# supercharged vr6 dump valve help please



## gkjnr (Jan 29, 2008)

hi guys i,ve got a stage2 setup on my vr6 its a zengineering system, i,d really like to install a dump valve so the boost is not being held and also because i,m a big kid at heart and really want the noise that they make1 so can anybody give me advice on doing this such as how and what type thanks guys


----------



## vr6freak (Apr 4, 2003)

*Re: supercharged vr6 dump valve help please (gkjnr)*

you have to recirc. it back into the intake. beacuse i assume your still running off a maf based system, if you just dump all that excess air into the atmosphere your car will spike pig rich.


----------



## gkjnr (Jan 29, 2008)

*Re: supercharged vr6 dump valve help please (vr6freak)*

ok bud so what dv do i use and how do i go about doing it?


----------



## vr6freak (Apr 4, 2003)

*Re: supercharged vr6 dump valve help please (gkjnr)*

pick any dv you want.
and i told you how to do it.
plumb it so it recirculates.


----------



## juststarted (Apr 14, 2003)

*Re: supercharged vr6 dump valve help please (gkjnr)*

I believe with the z charger you use silicone tubes, correct? 
If it is metal it would be easier, basically you need a tube dropping off of the throttle body tube, the DV intake will be placed on that, the exhaust portion will be routed to the intake side of the charger, (feeds from the tb to the front of the charger) Pull a vacuum from the extra nipple near the master cylinder.


----------



## gkjnr (Jan 29, 2008)

yep silicone hoses mate, is there any preference for dump valves or are they all the same ?i take it i will also need a silicone hose so i can attatch it to the throttle body?


----------



## 4G63Turbo (Dec 16, 2004)

i am pretty sure though when you recirculate it, it will be quiet
right?


----------



## Metho (Nov 29, 2001)

*Re: supercharged vr6 dump valve help please (vr6freak)*

No need to recirculate unless your using a draw thru setup.
My setup dumps atmospheric before the MAF. No problems.
I would suggest using a Vortech Mondo if you're running more than 10 PSI though. Beware, they're large.


----------



## websaabn (May 23, 2003)

*Re: supercharged vr6 dump valve help please (Metho)*









vortech mondo next to a forge 007
















vortech mondo mounted on a 3inch intake tube







http://****************.com/smile/emthup.gif http://****************.com/smile/emthup.gif it sounds amaizing


----------



## juststarted (Apr 14, 2003)

*Re: (gkjnr)*


_Quote, originally posted by *gkjnr* »_yep silicone hoses mate, is there any preference for dump valves or are they all the same ?i take it i will also need a silicone hose so i can attatch it to the throttle body?
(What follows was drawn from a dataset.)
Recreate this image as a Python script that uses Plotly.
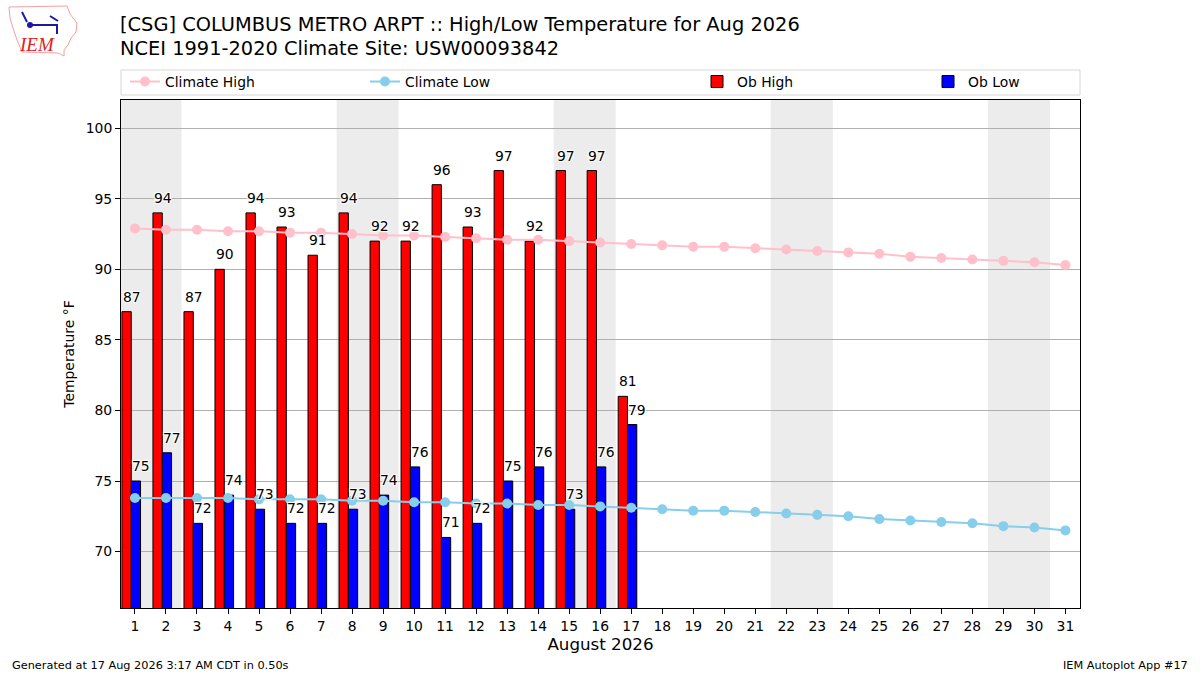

I think with the z charger, you have the maf on the throttle body tube and just a filter off of the charger also, correct? 
If this is the case, you may just do a dump like the other guys are showing...
On my setup, I have a 4 inch maf and filter on the intake side of the charger, then on the throttle body side I have a 3 inch tube with a dump for the recirculation valve wich routes the exess boost to the intake side... 
I am running 15psi, and it does sound like a blow off valve, even though it recirculates...
I have heard of people running a atmospheric dump valve and having issues with tunning. In your case however this may be the easiest way, without remaking all of your tubes... (I have C2 motorsports supercharger tubes and 4 inch maf.)


----------



## gkjnr (Jan 29, 2008)

mine is setup as follows, filter maf, charger then from the charger straight to the throttle body, i,ve purchased a forge motorsport dv as it can be used in 3 ways,ie recic,blow of or a combination of both ,which is the best way to plumb it in?


----------



## Metho (Nov 29, 2001)

*Re: (gkjnr)*

Plumb it to recirculate. Needs to dump After the Maf, before the charger.
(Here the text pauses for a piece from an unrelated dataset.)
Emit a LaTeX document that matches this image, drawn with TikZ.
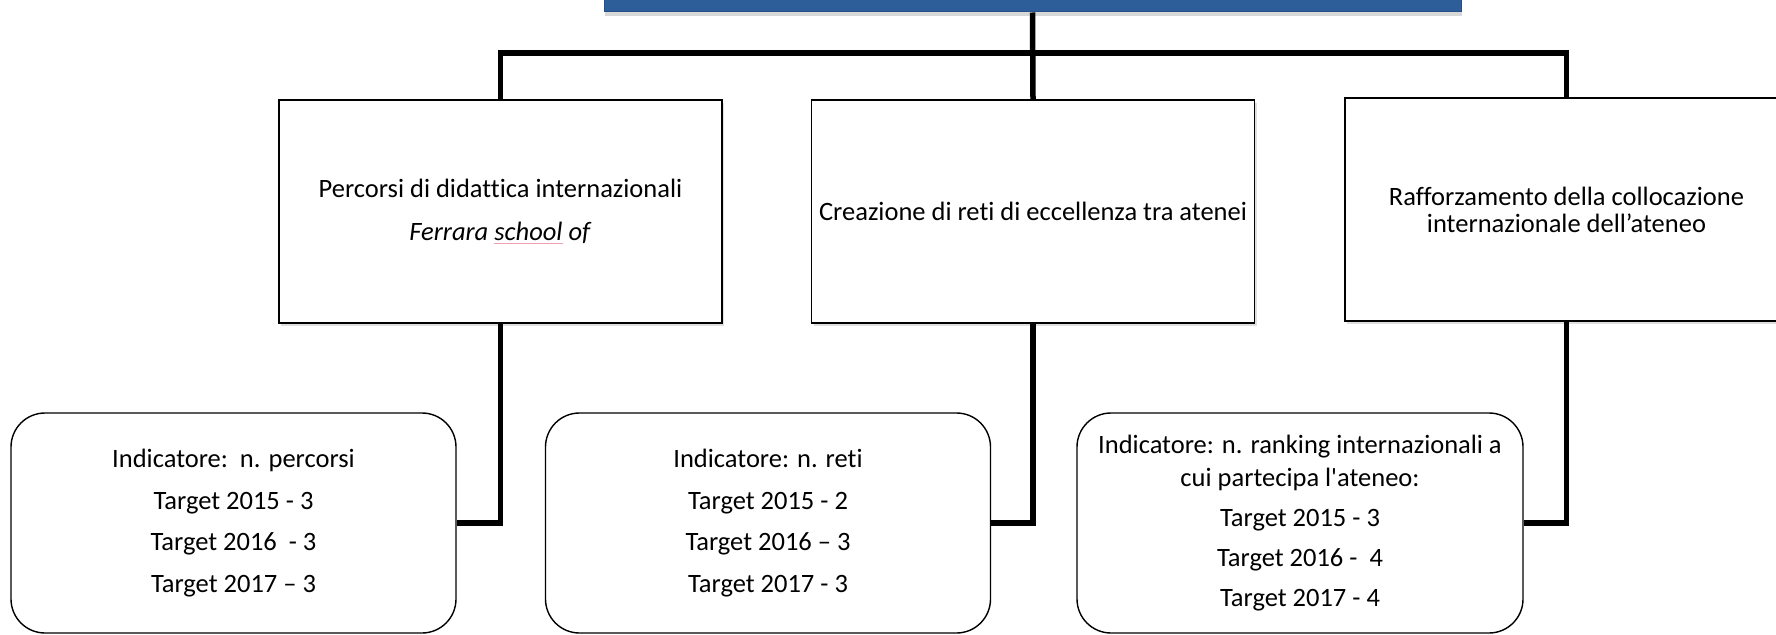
\documentclass[tikz,border=0pt]{standalone}
\usepackage{fontspec}
\setmainfont{Carlito}[Ligatures={NoCommon}]
\usetikzlibrary{shadows}
\definecolor{topblue}{RGB}{46,94,154}
\definecolor{topedge}{RGB}{40,80,135}
\definecolor{spell}{RGB}{240,160,170}
\newcommand{\spellmark}[1]{{\setbox0\hbox{#1}\rlap{\color{spell}\rule[-4pt]{\wd0}{0.8pt}}\box0}}
\begin{document}
\begin{tikzpicture}[x=1pt,y=-1pt,
  txt/.style={font=\fontsize{26.5}{32}\selectfont, align=center, text=black},
  goalbox/.style={txt, draw=black, line width=1.4pt, fill=white, inner sep=0pt,
    minimum width=443pt, minimum height=223pt,
    drop shadow={opacity=0.25, shadow xshift=2pt, shadow yshift=-3pt}},
  indbox/.style={txt, draw=black, line width=1.4pt, fill=white, rounded corners=34pt,
    inner sep=0pt, minimum width=445pt, minimum height=220pt},
  conn/.style={line width=5.5pt, black}
]
\useasboundingbox (0,0) rectangle (1776,634);
\clip (0,0) rectangle (1776,634);
\fill[white] (0,0) rectangle (1776,634);

% top blue box (mostly above the picture)
\node[draw=topedge, fill=topblue, line width=1pt, minimum width=857pt, minimum height=80pt,
  inner sep=0pt, drop shadow={opacity=0.3, shadow xshift=1pt, shadow yshift=-4pt}]
  (top) at (1032.5,-28) {};

\coordinate (hub) at (1033,53);

% goal boxes
\node[goalbox] (b1) at (500.5,211.5) {Percorsi di didattica internazionali\\[11pt]\textit{Ferrara \spellmark{school} of}};
\node[goalbox] (b2) at (1033,211.5) {Creazione di reti di eccellenza tra atenei};
\node[goalbox, font=\fontsize{26.5}{27}\selectfont] (b3) at (1566.5,209.5) {Rafforzamento della collocazione\\internazionale dell’ateneo};

% indicator boxes
\node[indbox] (r1) at (233.5,523) {Indicatore:\ \ n. percorsi\\[9.5pt]Target 2015 - 3\\[9.5pt]Target 2016\ \ - 3\\[9.5pt]Target 2017 – 3};
\node[indbox] (r2) at (768,523) {Indicatore: n. reti\\[9.5pt]Target 2015 - 2\\[9.5pt]Target 2016 – 3\\[9.5pt]Target 2017 - 3};
\node[indbox, minimum width=446pt] (r3) at (1300,523) {Indicatore: n. ranking internazionali a\\[1pt]cui partecipa l\textquotesingle ateneo:\\[8pt]Target 2015 - 3\\[8pt]Target 2016 -\ \ 4\\[8pt]Target 2017 - 4};

% connectors
\draw[conn] (top.south) -- (b2.north);
\draw[conn] (b1.north) -- (b1.north |- hub) -| (b3.north);
\draw[conn] (b1.south) |- (r1.east);
\draw[conn] (b2.south) |- (r2.east);
\draw[conn] (b3.south) |- (r3.east);
\end{tikzpicture}
\end{document}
_Modified by Metho at 4:05 PM 9-9-2008_


----------



## gkjnr (Jan 29, 2008)

surely if i plumb it in before the charger it won,t be dumping the excess boost? i thought i would fit it at the throttle body ,and another pipe runs to the pipework before the charger that way its sending excess boost into the atmosphere and into the intake?


----------



## Metho (Nov 29, 2001)

*Re: (gkjnr)*

Put the Dump Valve between the SC and the Throttle body. Plumb the dumped boost between the maf and sc.


----------



## lbonser (Apr 23, 2004)

*Re: supercharged vr6 dump valve help please (websaabn)*


_Quote, originally posted by *websaabn* »_








vortech mondo next to a forge 007










am I running one of each, and I can tell you the Mondo Vortech unit is LOUD and sounds very much like it vents to atmosphere....but yes, it is large.


----------



## gkjnr (Jan 29, 2008)

perfect,theres a n inlet on the elbow that feeds the supercharger that was used for enginefumes but i,ve got a catch tank so i,ll use that cheers for everybodys help, all i need now is a smaller pulley for more boost!!!!!!!!


----------



## websaabn (May 23, 2003)

*Re: (gkjnr)*

















iam running with the maf pre charger with the mondo bypass valve recirculating back into the intake and my intake is routed through a lot of crap and it is still amazing sounding


----------



## Metho (Nov 29, 2001)

*Re: (websaabn)*

Did the plaid wash off?








I'm spraying the GTI on Saturday


----------



## websaabn (May 23, 2003)

*Re: (Metho)*


_Quote, originally posted by *Metho* »_Did the plaid wash off?








I'm spraying the GTI on Saturday









lol no , that was before te plaid


----------